Writing a good quiz takes more than pulling questions from a textbook. A 4th grader and a 10th grader both need to be challenged, but challenged differently. The vocabulary, the question format, the type of thinking required, and even the number of answer choices should shift depending on the grade band. Yet most teachers learn this through trial and error because no single resource puts it all together.

This guide changes that. It covers the frameworks, definitions, and practical strategies you need to customize quiz difficulty for elementary, middle, and high school students, whether you’re building assessments by hand or using an AI quiz generator to save time.

What “Quiz Difficulty” Actually Means in K-12

Before getting into frameworks, it’s worth pinning down what difficulty means in a classroom context. Many teachers equate harder quizzes with more questions or trickier wording. That’s not quite right.
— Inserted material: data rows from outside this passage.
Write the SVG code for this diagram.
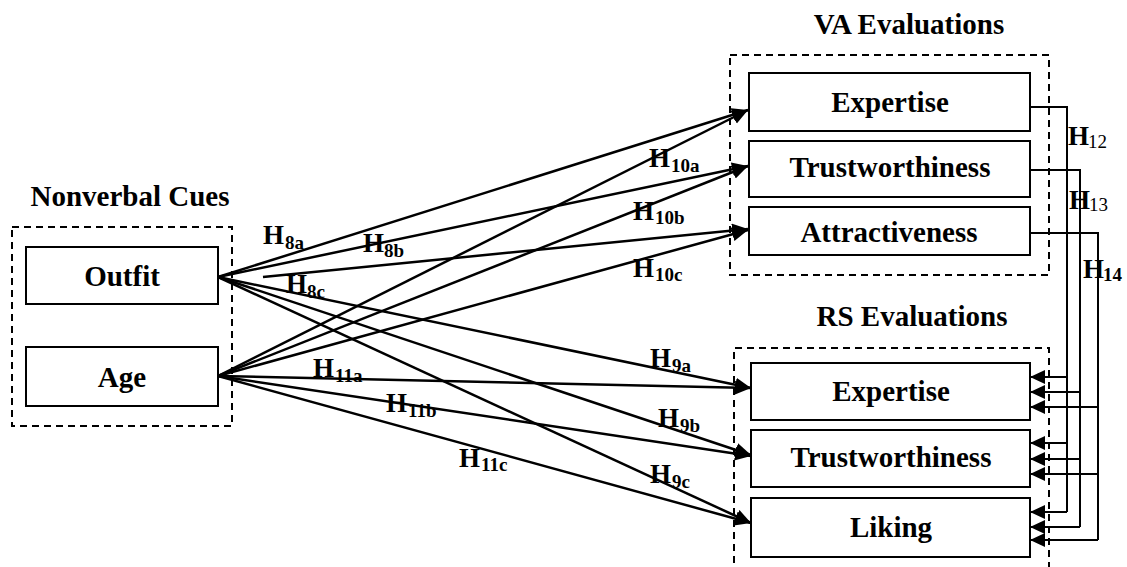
<svg xmlns="http://www.w3.org/2000/svg" width="1127" height="567" viewBox="0 0 1127 567">
  <defs>
    <style>
      .t { font-family: "Liberation Serif", "Times New Roman", serif; font-weight: bold; fill: #000; }
      .title { font-size: 29px; text-anchor: middle; }
      .node { font-size: 29px; text-anchor: middle; }
      .h { font-size: 27px; }
      .sub { font-size: 19px; }
      .box { fill: #fff; stroke: #000; stroke-width: 2; }
      .group { fill: none; stroke: #000; stroke-width: 2; stroke-dasharray: 7 5; }
      .path { fill: none; stroke: #000; stroke-width: 2.5; marker-end: url(#head); }
      .link { fill: none; stroke: #000; stroke-width: 2; }
      .back { fill: none; stroke: #000; stroke-width: 2; marker-end: url(#headS); }
    </style>
    <marker id="head" markerUnits="userSpaceOnUse" markerWidth="18" markerHeight="16" refX="16" refY="7" orient="auto">
      <path d="M0,0 L16,7 L0,14 z" fill="#000"/>
    </marker>
    <marker id="headS" markerUnits="userSpaceOnUse" markerWidth="18" markerHeight="16" refX="15" refY="7" orient="auto">
      <path d="M0,0 L15,7 L0,14 z" fill="#000"/>
    </marker>
  </defs>

  <rect width="1127" height="567" fill="#fff"/>

  <!-- group frames and titles -->
  <g id="group-nonverbal">
    <rect class="group" x="12" y="227" width="220" height="199"/>
    <text class="t title" x="130" y="206">Nonverbal Cues</text>
  </g>
  <g id="group-va">
    <rect class="group" x="730" y="55" width="319" height="220"/>
    <text class="t title" x="909" y="34">VA Evaluations</text>
  </g>
  <g id="group-rs">
    <path class="group" d="M734,575 V348 H1049 V575"/>
    <text class="t title" x="912" y="326">RS Evaluations</text>
  </g>

  <!-- connectors -->
  <g id="connectors">
    <!-- Outfit -->
    <line class="path" x1="218" y1="277" x2="748" y2="110"/>
    <line class="path" x1="218" y1="277" x2="748" y2="166"/>
    <line class="path" x1="263" y1="277" x2="748" y2="229"/>
    <line class="path" x1="218" y1="277" x2="751" y2="388"/>
    <line class="path" x1="218" y1="277" x2="751" y2="455"/>
    <line class="path" x1="218" y1="277" x2="751" y2="523"/>
    <!-- Age -->
    <line class="path" x1="218" y1="376" x2="748" y2="110"/>
    <line class="path" x1="218" y1="376" x2="748" y2="166"/>
    <line class="path" x1="218" y1="376" x2="748" y2="230"/>
    <line class="path" x1="218" y1="376" x2="751" y2="388"/>
    <line class="path" x1="218" y1="376" x2="751" y2="456"/>
    <line class="path" x1="218" y1="376" x2="751" y2="523"/>

    <!-- VA to RS feedback paths -->
    <path class="link" d="M1030,107 H1067 V512"/>
    <path class="link" d="M1030,170 H1080 V527"/>
    <path class="link" d="M1030,233 H1098 V540"/>
    <line class="back" x1="1067" y1="377" x2="1030" y2="377"/>
    <line class="back" x1="1080" y1="392" x2="1030" y2="392"/>
    <line class="back" x1="1098" y1="407" x2="1030" y2="407"/>
    <line class="back" x1="1067" y1="443" x2="1030" y2="443"/>
    <line class="back" x1="1080" y1="459" x2="1030" y2="459"/>
    <line class="back" x1="1098" y1="474" x2="1030" y2="474"/>
    <line class="back" x1="1067" y1="512" x2="1030" y2="512"/>
    <line class="back" x1="1080" y1="527" x2="1030" y2="527"/>
    <line class="back" x1="1098" y1="540" x2="1030" y2="540"/>
  </g>

  <!-- nodes -->
  <g id="outfit">
    <rect class="box" x="26" y="247" width="192" height="57"/>
    <text class="t node" x="122" y="286">Outfit</text>
  </g>
  <g id="age">
    <rect class="box" x="26" y="347" width="192" height="59"/>
    <text class="t node" x="122" y="387">Age</text>
  </g>
  <g id="va-expertise">
    <rect class="box" x="749" y="73" width="281" height="58"/>
    <text class="t node" x="890" y="112">Expertise</text>
  </g>
  <g id="va-trustworthiness">
    <rect class="box" x="749" y="141" width="281" height="56"/>
    <text class="t node" x="890" y="177">Trustworthiness</text>
  </g>
  <g id="va-attractiveness">
    <rect class="box" x="749" y="207" width="281" height="48"/>
    <text class="t node" x="889" y="242">Attractiveness</text>
  </g>
  <g id="rs-expertise">
    <rect class="box" x="751" y="363" width="279" height="57"/>
    <text class="t node" x="891" y="401">Expertise</text>
  </g>
  <g id="rs-trustworthiness">
    <rect class="box" x="751" y="430" width="279" height="57"/>
    <text class="t node" x="891" y="467">Trustworthiness</text>
  </g>
  <g id="rs-liking">
    <rect class="box" x="751" y="498" width="279" height="59"/>
    <text class="t node" x="891" y="537">Liking</text>
  </g>

  <!-- hypothesis labels -->
  <g id="labels">
    <text class="t"><tspan class="h" x="263" y="244">H</tspan><tspan class="sub" x="285" y="249">8a</tspan></text>
    <text class="t"><tspan class="h" x="363" y="252">H</tspan><tspan class="sub" x="384" y="257">8b</tspan></text>
    <text class="t"><tspan class="h" x="286" y="293">H</tspan><tspan class="sub" x="307" y="298">8c</tspan></text>
    <text class="t"><tspan class="h" x="650" y="367">H</tspan><tspan class="sub" x="672" y="372">9a</tspan></text>
    <text class="t"><tspan class="h" x="658" y="427">H</tspan><tspan class="sub" x="680" y="432">9b</tspan></text>
    <text class="t"><tspan class="h" x="650" y="483">H</tspan><tspan class="sub" x="672" y="488">9c</tspan></text>
    <text class="t"><tspan class="h" x="649" y="167">H</tspan><tspan class="sub" x="671" y="172">10a</tspan></text>
    <text class="t"><tspan class="h" x="633" y="220">H</tspan><tspan class="sub" x="655" y="224">10b</tspan></text>
    <text class="t"><tspan class="h" x="633" y="277">H</tspan><tspan class="sub" x="655" y="281">10c</tspan></text>
    <text class="t"><tspan class="h" x="313" y="377">H</tspan><tspan class="sub" x="335" y="382">11a</tspan></text>
    <text class="t"><tspan class="h" x="386" y="412">H</tspan><tspan class="sub" x="408" y="417">11b</tspan></text>
    <text class="t"><tspan class="h" x="459" y="467">H</tspan><tspan class="sub" x="481" y="471">11c</tspan></text>
    <text class="t"><tspan class="h" x="1068" y="145" font-size="25">H</tspan><tspan x="1088" y="148" font-size="19" font-weight="normal">12</tspan></text>
    <text class="t"><tspan class="h" x="1069" y="209" font-size="25">H</tspan><tspan x="1089" y="211" font-size="19" font-weight="normal">13</tspan></text>
    <text class="t"><tspan class="h" x="1083" y="278" font-size="25">H</tspan><tspan x="1103" y="281" font-size="19">14</tspan></text>
  </g>
</svg>
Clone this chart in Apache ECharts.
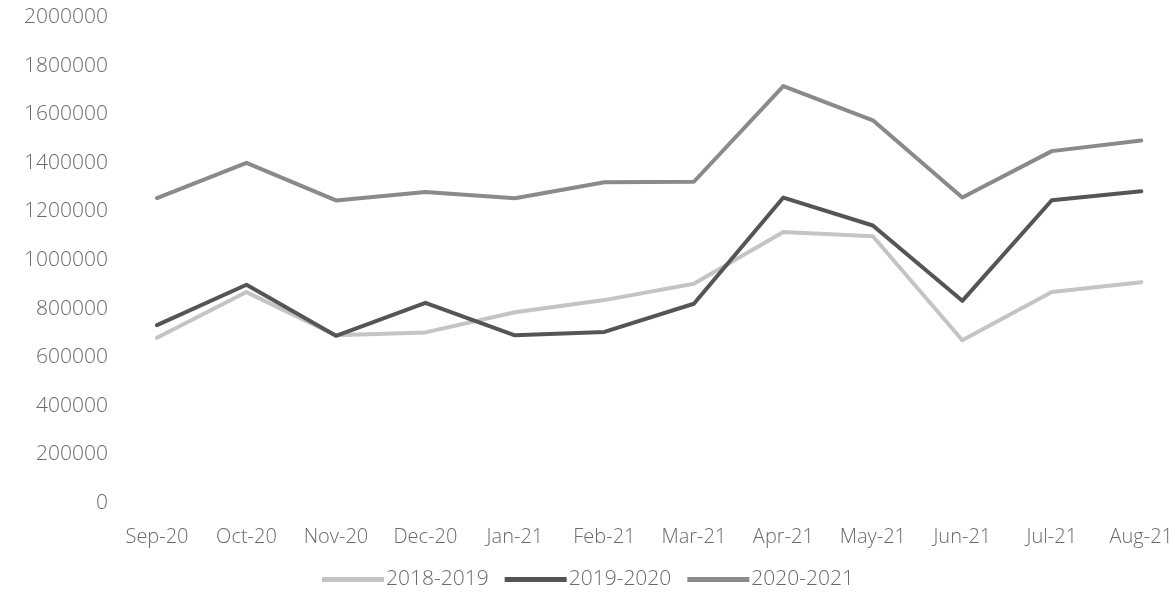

Quiz difficulty is determined by three things working together:

Cognitive demand, meaning what type of thinking the question requires (recall vs. analysis vs. evaluation)
Cognitive load, meaning how much mental processing the question demands (vocabulary complexity, number of steps, amount of prior knowledge needed)
Content alignment, meaning whether the question targets what was actually taught at the appropriate depth

A question can be “hard” simply because it uses vocabulary a student hasn’t encountered yet. That’s not rigorous assessment. That’s a reading comprehension problem disguised as a science question. True difficulty customization means adjusting the thinking required, not just the surface complexity.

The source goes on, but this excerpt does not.